Непристойным была — и остается — притерпелость человека к наставлениям домоуправов и потребность извиняться за недостаточное почтение к духовности. Духовность на закате советской эпохи была закручена винтом. По одной стороне стекала умиравшая идеология, по другой возгонялась гальванизированная церковность. Вертикаль власти держал цензор. Цензура вдавалась в мельчайшие детали самой невинной литературной продукции. Вот только один пример. В книге об Аристофане, в главе, посвященной афинянину Алкивиаду, красавчику, богачу и авантюристу, я цитировал слова Плутарха: «Ради него, когда он был юношей, жены бросали мужей, а мужья — жен». Из цензуры корректура пришла с красным восклицательным знаком и загадочным словом «гомос.»
— Нельзя, — вздохнул редактор. — Гомосексуализм получается. Так и вышла книга с отцензурованным Плутархом: «Ради Алкивиада, когда он был юношей, жены бросали мужей». Раздаривая книгу друзьям, я находил нужную страницу и вписывал в нее недостающие слова.

Эта непристойность тогда, в середине 1980-х, не воспринималась как непристойность. Готовность принять цензурный диктат, готовность склонить выю (ведь книжка-то все-таки выйдет!), смех, который вроде бы остается в воспоминании об этом эпизоде. Язык у Аристофана очень уж крутой, забористый.
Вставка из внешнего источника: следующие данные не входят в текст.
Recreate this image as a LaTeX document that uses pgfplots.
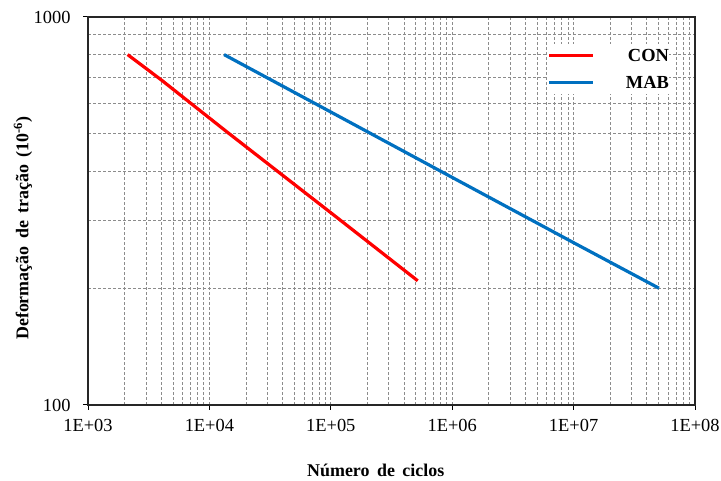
\documentclass[border=0pt]{standalone}
\usepackage{fontspec}
\setmainfont{Liberation Serif}
\usepackage{pgfplots}
\pgfplotsset{compat=1.18}
\definecolor{conred}{HTML}{FF0000}
\definecolor{mabblue}{HTML}{0070C0}
\definecolor{gridgray}{HTML}{8C8C8C}
\begin{document}
\begin{tikzpicture}
\path[use as bounding box] (-88bp,-76bp) rectangle (633bp,405bp);
\begin{axis}[
  at={(0,0)}, anchor=south west,
  scale only axis, width=607bp, height=388bp,
  xmode=log, ymode=log,
  xmin=1e3, xmax=1e8, ymin=100, ymax=1000,
  xtick={1e3,1e4,1e5,1e6,1e7,1e8},
  xticklabels={1E+03,1E+04,1E+05,1E+06,1E+07,1E+08},
  ytick={100,1000}, yticklabels={100,1000},
  minor xtick={2e3,3e3,4e3,5e3,6e3,7e3,8e3,9e3,
               2e4,3e4,4e4,5e4,6e4,7e4,8e4,9e4,
               2e5,3e5,4e5,5e5,6e5,7e5,8e5,9e5,
               2e6,3e6,4e6,5e6,6e6,7e6,8e6,9e6,
               2e7,3e7,4e7,5e7,6e7,7e7,8e7,9e7},
  minor ytick={200,300,400,500,600,700,800,900},
  grid=both,
  major grid style={gridgray, dash pattern=on 3bp off 2bp, line width=0.7bp},
  minor grid style={gridgray, dash pattern=on 3bp off 2bp, line width=0.7bp},
  tick align=outside, xtick pos=bottom, ytick pos=left,
  major tick length=5bp, minor tick length=0pt,
  tick style={black, line width=1bp},
  axis line style={black!85, line width=1.3bp},
  tick label style={font=\fontsize{18.5}{21}\selectfont},
  xticklabel style={yshift=-6bp},
  yticklabel style={xshift=-9bp},
  xlabel={\textbf{Número\, de\, ciclos}},
  ylabel={\textbf{Deformação\, de\, tração\, (10\textsuperscript{-6})}},
  label style={font=\fontsize{18}{21}\selectfont},
  xlabel style={at={(axis description cs:0.474,-0.169)}, anchor=center},
  ylabel style={at={(axis description cs:-0.107,0.456)}, anchor=center},
  legend style={at={(axis description cs:0.757,0.931)}, anchor=north west,
    draw=none, fill=white, inner xsep=0pt, inner ysep=5bp, row sep=14bp,
    nodes={inner sep=0pt, text height=13bp, text depth=0bp},
    font=\fontsize{18.5}{21}\selectfont},
  legend image code/.code={\draw[#1] (0bp,0bp) -- (44bp,0bp);},
]
\addplot[conred, line width=3.2bp] coordinates {
  (2120,800) (4000,689) (13900,506) (100000,313) (520000,209)};
\addlegendentry{\makebox[74bp][r]{\textbf{CON}}\hspace{17bp}}
\addplot[mabblue, line width=3.2bp] coordinates {
  (13200,800) (100000,569) (1000000,386) (10000000,262) (50500000,200)};
\addlegendentry{\makebox[74bp][r]{\textbf{MAB}}\hspace{17bp}}
\end{axis}
\end{tikzpicture}
\end{document}
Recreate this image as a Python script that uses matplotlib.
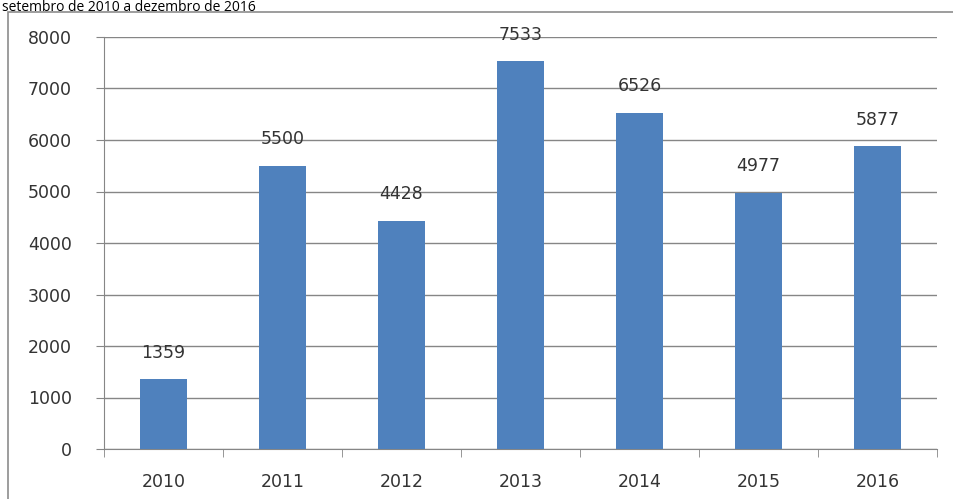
import matplotlib.pyplot as plt
from matplotlib.patches import Rectangle

anos = ['2010', '2011', '2012', '2013', '2014', '2015', '2016']
valores = [1359, 5500, 4428, 7533, 6526, 4977, 5877]
y_ticks = [0, 1000, 2000, 3000, 4000, 5000, 6000, 7000, 8000]

W, H = 954, 499
fig = plt.figure(figsize=(W / 100, H / 100), dpi=100)

# chart frame (top and left edges, running off the image)
frame = Rectangle((8 / W, -0.1), 1.2, (H - 12) / H + 0.1, transform=fig.transFigure,
                  fill=False, edgecolor='#8c8c8c', linewidth=1.2)
fig.patches.append(frame)

fig.text(2 / W, 1.0, 'setembro de 2010 a dezembro de 2016', fontsize=10,
         family='Open Sans', color='black', ha='left', va='top')

txt = dict(fontsize=12.5, color='#333333')

ax = fig.add_axes([104 / W, (H - 449) / H, (937 - 104) / W, (449 - 37) / H])
x = range(len(anos))
ax.bar(x, valores, width=0.4, color='#4f81bd', zorder=3)
for i, v in enumerate(valores):
    ax.text(i, v + 340, str(v), ha='center', va='bottom', **txt)

ax.set_xlim(-0.5, len(anos) - 0.5)
ax.set_ylim(0, 8000)
ax.set_yticks(y_ticks)
ax.set_yticklabels([str(t) for t in y_ticks], **txt)
ax.yaxis.grid(True, color='#868686', linewidth=1.0, zorder=0)

ax.set_xticks(x)
ax.set_xticklabels(anos, **txt)
ax.tick_params(axis='x', length=0, pad=17)
ax.set_xticks([i - 0.5 for i in range(len(anos) + 1)], minor=True)
ax.tick_params(axis='x', which='minor', length=6, color='#868686', direction='out')
ax.tick_params(axis='y', length=6, color='#868686', direction='out', pad=17)

for side in ['top', 'right']:
    ax.spines[side].set_visible(False)
for side in ['left', 'bottom']:
    ax.spines[side].set_color('#868686')

fig.savefig('out.png', dpi=100)
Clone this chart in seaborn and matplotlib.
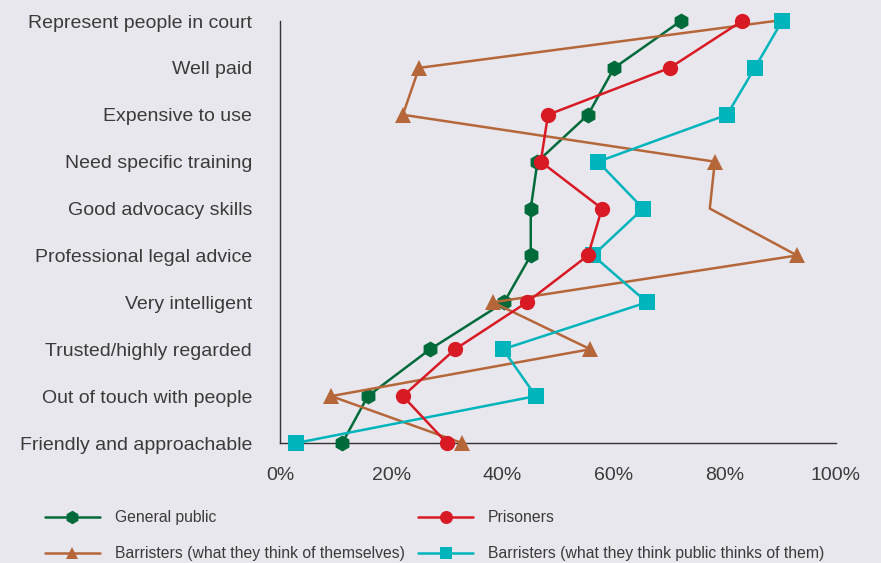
"""
plot.py

Line chart of how barristers are perceived, by respondent group.
"""

import pandas as pd
import seaborn as sns
import matplotlib.pyplot as plt

# Attributes, top to bottom
attributes = [
    "Represent people in court",
    "Well paid",
    "Expensive to use",
    "Need specific training",
    "Good advocacy skills",
    "Professional legal advice",
    "Very intelligent",
    "Trusted/highly regarded",
    "Out of touch with people",
    "Friendly and approachable",
]

# Percentages
general_public = [72.1, 60.1, 55.4, 46.3, 45.1, 45.1, 40.3, 27.0, 15.8, 11.2]
prisoners = [83.1, 70.1, 48.2, 46.9, 57.9, 55.4, 44.4, 31.5, 22.1, 30.0]
barristers_self = [89.0, 25.0, 22.1, 78.2, 77.3, 93.0, 38.3, 55.8, 9.2, 32.7]
barristers_public = [90.3, 85.4, 80.4, 57.2, 65.3, 56.3, 66.0, 40.1, 46.0, 2.9]

x_ticks = [0, 20, 40, 60, 80, 100]
x_tick_labels = ["0%", "20%", "40%", "60%", "80%", "100%"]

BG = "#e9e7ee"
TEXT = "#3a3a3a"

sns.set_theme(style="white")
plt.rcParams["font.family"] = ["Liberation Sans", "DejaVu Sans"]

fig = plt.figure(figsize=(8.81, 5.63), dpi=100, facecolor=BG)
ax = fig.add_axes([280 / 881, 1 - 443 / 563, (836 - 280) / 881, (443 - 21) / 563])
ax.set_facecolor(BG)

pos = list(range(len(attributes)))

# (label, values, colour, marker, size, zorder, markevery)
series = [
    ("General public", general_public, "#006b3a", "h", 11.5, 3, None),
    ("Barristers (what they think of themselves)", barristers_self, "#b5673a", "^", 11, 4,
     [1, 2, 3, 5, 6, 7, 8, 9]),
    ("Prisoners", prisoners, "#d81a24", "o", 11, 6, None),
    ("Barristers (what they think public thinks of them)", barristers_public, "#00b4bc", "s", 11, 5, None),
]

for label, vals, color, marker, ms, z, every in series:
    df = pd.DataFrame({"value": vals, "pos": pos})
    sns.lineplot(
        data=df, x="value", y="pos", ax=ax, sort=False, estimator=None, orient="y",
        color=color, marker=marker, markersize=ms, markeredgewidth=0, linewidth=1.8,
        label=label, zorder=z, clip_on=False, markevery=every,
    )

ax.set_xlim(0, 100)
ax.set_ylim(len(attributes) - 1, 0)
ax.set_yticks(pos)
ax.set_yticklabels(attributes)
ax.set_xticks(x_ticks)
ax.set_xticklabels(x_tick_labels)
ax.set_xlabel("")
ax.set_ylabel("")

for side in ["top", "right"]:
    ax.spines[side].set_visible(False)
for side in ["left", "bottom"]:
    ax.spines[side].set_color("#333333")
    ax.spines[side].set_linewidth(1.0)

ax.tick_params(axis="both", which="both", direction="out", length=9, width=1.0,
               color="#333333", labelcolor=TEXT, labelsize=14)
ax.tick_params(axis="y", pad=11)
ax.tick_params(axis="x", pad=8)

ax.get_legend().remove()
handles, labels = ax.get_legend_handles_labels()
fig.legend(
    handles, labels, ncol=2, loc="upper left", bbox_to_anchor=(45 / 881, 1 - 510 / 563),
    frameon=False, fontsize=11.3, labelcolor=TEXT, handlelength=3.5, handletextpad=0.95,
    columnspacing=0.85, labelspacing=1.35, borderpad=0, borderaxespad=0, markerscale=0.85,
)

fig.savefig("out.png", dpi=100, facecolor=BG)
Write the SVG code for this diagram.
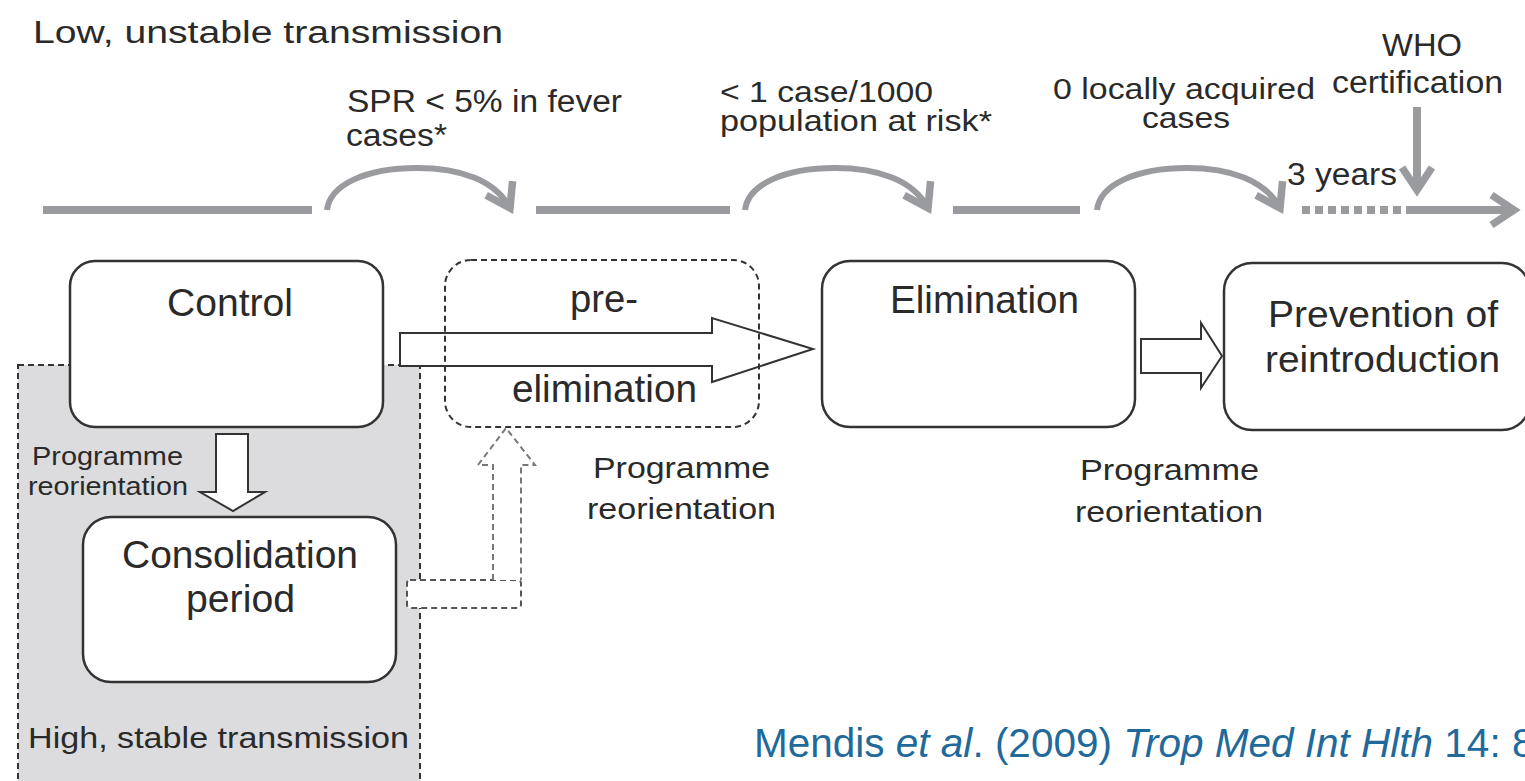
<svg xmlns="http://www.w3.org/2000/svg" width="1525" height="781" viewBox="0 0 1525 781">
<style>
  text { font-family: "Liberation Sans", Arial, sans-serif; fill: #2a2a2a; }
  .t31 { font-size: 31px; }
  .t29 { font-size: 29px; }
  .t26 { font-size: 25px; }
  .t30 { font-size: 30px; }
  .t38 { font-size: 38px; }
  .t36 { font-size: 36px; }
  .box { fill: #fff; stroke: #333; stroke-width: 2.5; }
  .dbox { fill: none; stroke: #333; stroke-width: 2; stroke-dasharray: 6 4; }
  .track { fill: none; stroke: #9a9b9f; stroke-width: 8; }
  .hop { fill: none; stroke: #9a9b9f; stroke-width: 6; }
  .block { fill: #fff; stroke: #333; stroke-width: 2; stroke-linejoin: miter; }
  .cite { font-size: 40.5px; fill: #1f6a9b; }
</style>
<defs>
  <marker id="chev" markerUnits="userSpaceOnUse" markerWidth="40" markerHeight="40" viewBox="-24 -16 28 32" refX="0" refY="0" orient="auto">
    <path d="M-18,-12 L0,0 L-18,12" fill="none" stroke="#9a9b9f" stroke-width="6" stroke-linejoin="miter"/>
  </marker>
</defs>

<!-- background region: high, stable transmission -->
<g id="high-stable-region">
  <rect x="18" y="365" width="402" height="440" fill="#dcdcde" stroke="#333" stroke-width="2" stroke-dasharray="6 4"/>
  <text class="t30" x="28" y="748" textLength="381" lengthAdjust="spacingAndGlyphs">High, stable transmission</text>
</g>

<g id="top-labels">
  <text class="t31" x="33" y="43" textLength="470" lengthAdjust="spacingAndGlyphs">Low, unstable transmission</text>
  <text class="t31" x="347" y="112" textLength="275" lengthAdjust="spacingAndGlyphs">SPR &lt; 5% in fever</text>
  <text class="t31" x="346" y="146" textLength="101" lengthAdjust="spacingAndGlyphs">cases*</text>
  <text class="t29" x="720" y="102" textLength="213" lengthAdjust="spacingAndGlyphs">&lt; 1 case/1000</text>
  <text class="t29" x="720" y="131" textLength="272" lengthAdjust="spacingAndGlyphs">population at risk*</text>
  <text class="t29" x="1053" y="99" textLength="262" lengthAdjust="spacingAndGlyphs">0 locally acquired</text>
  <text class="t29" x="1142" y="128" textLength="88" lengthAdjust="spacingAndGlyphs">cases</text>
  <text class="t31" x="1382" y="56" textLength="80" lengthAdjust="spacingAndGlyphs">WHO</text>
  <text class="t31" x="1332" y="93" textLength="171" lengthAdjust="spacingAndGlyphs">certification</text>
  <text class="t31" x="1287" y="185" textLength="110" lengthAdjust="spacingAndGlyphs">3 years</text>
</g>

<g id="connectors">
  <!-- timeline -->
  <line class="track" x1="43" y1="210" x2="312" y2="210"/>
  <path class="hop" d="M327,210 C330,185 365,168 417,168 C460,168 495,180 510,208" marker-end="url(#chev)"/>
  <line class="track" x1="536" y1="210" x2="730" y2="210"/>
  <path class="hop" d="M745,210 C748,185 783,168 835,168 C878,168 913,180 928,208" marker-end="url(#chev)"/>
  <line class="track" x1="953" y1="210" x2="1080" y2="210"/>
  <path class="hop" d="M1097,210 C1100,185 1135,168 1187,168 C1230,168 1265,180 1280,208" marker-end="url(#chev)"/>
  <line x1="1302" y1="210" x2="1407" y2="210" stroke="#9a9b9f" stroke-width="8" stroke-dasharray="8 5"/>
  <line class="track" x1="1407" y1="210" x2="1514" y2="210" marker-end="url(#chev)"/>
  <line class="track" x1="1417" y1="107" x2="1417" y2="190" marker-end="url(#chev)"/>

  <!-- Control -> Consolidation block arrow -->
  <path class="block" d="M216,434 H248 V492 H265 L233,511 L200,492 H216 Z"/>
  <!-- Control -> Elimination block arrow -->
  <path class="block" d="M400,333 H712 V318 L813,349 L712,382 V366 H400 Z"/>
  <!-- Elimination -> Prevention block arrow -->
  <path class="block" d="M1141,339 H1201 V323 L1222,356 L1201,388 V373 H1141 Z"/>
  <!-- dashed reorientation arrow from consolidation to pre-elimination -->
  <rect x="407" y="580" width="114" height="28" rx="3" fill="#fff" stroke="#555" stroke-width="2" stroke-dasharray="6 4"/>
  <path d="M493,580 V465 H478 L506,428 L535,465 H521 V580" fill="#fff" stroke="#777" stroke-width="2" stroke-dasharray="6 4"/>
</g>

<g id="control">
  <rect class="box" x="70" y="261" width="313" height="166" rx="25"/>
  <text class="t38" x="167" y="316" textLength="126" lengthAdjust="spacingAndGlyphs">Control</text>
</g>

<g id="consolidation">
  <rect class="box" x="83" y="517" width="313" height="165" rx="28"/>
  <text class="t38" x="122" y="568" textLength="236" lengthAdjust="spacingAndGlyphs">Consolidation</text>
  <text class="t38" x="186" y="612" textLength="109" lengthAdjust="spacingAndGlyphs">period</text>
</g>

<g id="pre-elimination">
  <rect class="dbox" x="445" y="260" width="314" height="167" rx="26"/>
  <text class="t38" x="570" y="312" textLength="68" lengthAdjust="spacingAndGlyphs">pre-</text>
  <text class="t38" x="512" y="402" textLength="185" lengthAdjust="spacingAndGlyphs">elimination</text>
</g>

<g id="elimination">
  <rect class="box" x="822" y="261" width="313" height="166" rx="28"/>
  <text class="t38" x="890" y="313" textLength="189" lengthAdjust="spacingAndGlyphs">Elimination</text>
</g>

<g id="prevention">
  <rect class="box" x="1224" y="263" width="306" height="167" rx="28"/>
  <text class="t36" x="1268" y="327" textLength="230" lengthAdjust="spacingAndGlyphs">Prevention of</text>
  <text class="t36" x="1265" y="372" textLength="235" lengthAdjust="spacingAndGlyphs">reintroduction</text>
</g>

<g id="reorientation-labels">
  <text class="t26" x="32" y="465" textLength="151" lengthAdjust="spacingAndGlyphs">Programme</text>
  <text class="t26" x="28" y="495" textLength="160" lengthAdjust="spacingAndGlyphs">reorientation</text>
  <text class="t30" x="593" y="478" textLength="177" lengthAdjust="spacingAndGlyphs">Programme</text>
  <text class="t30" x="587" y="519" textLength="189" lengthAdjust="spacingAndGlyphs">reorientation</text>
  <text class="t30" x="1080" y="480" textLength="179" lengthAdjust="spacingAndGlyphs">Programme</text>
  <text class="t30" x="1075" y="522" textLength="188" lengthAdjust="spacingAndGlyphs">reorientation</text>
</g>

<g id="citation">
  <text class="cite" x="754" y="757">Mendis <tspan font-style="italic">et al</tspan>. (2009) <tspan font-style="italic">Trop Med Int Hlth</tspan> 14: 8</text>
</g>
</svg>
А в советское время ныне разрешенное слово «мудак», например, употреблять было нельзя, и я придумал «мужака». Но от этого перепрятывания, от пересказа своими словами того, что нужно называть своими именами, было тошно.

Непристойности, социальной похабности, куда больше было в анекдотическом сопровождении умирания Брежнева, чем в матерной смазке советского народа, сопутствовавшей любому высказыванию.

Обсценность обесценивания обычного слова — вот как это, пожалуй, называется. Она мало изменилась за поколение. И сейчас ситуация в этом отношении чем-то похожа на последние годы советской власти. Вот уже двадцать лет прилипла чья-то жопа к трону — не оторвешь. Казалось бы, обсуждать нужно, как эту жопу все-таки от трона оторвать, да и трон разобрать в соответствии с конституцией республики.

Но нет, нет. Что будут обсуждать ученые люди в России? Правильно! Они будут говорить, что, может быть, вместо «жопы» все-таки сказать «задница» или даже «усест». Ведь «жопа» — слово неприличное, оно может обидеть прилипшего ею к власти значительного человека. Да и как ее убрать, что тогда будут лизать придворные?!

Так что книга Вильгельма фон Тимрота остается своевременной и через 35 лет после публикации. Не придумали еще такую науку, чтоб наш мат понимать? Дудки-с!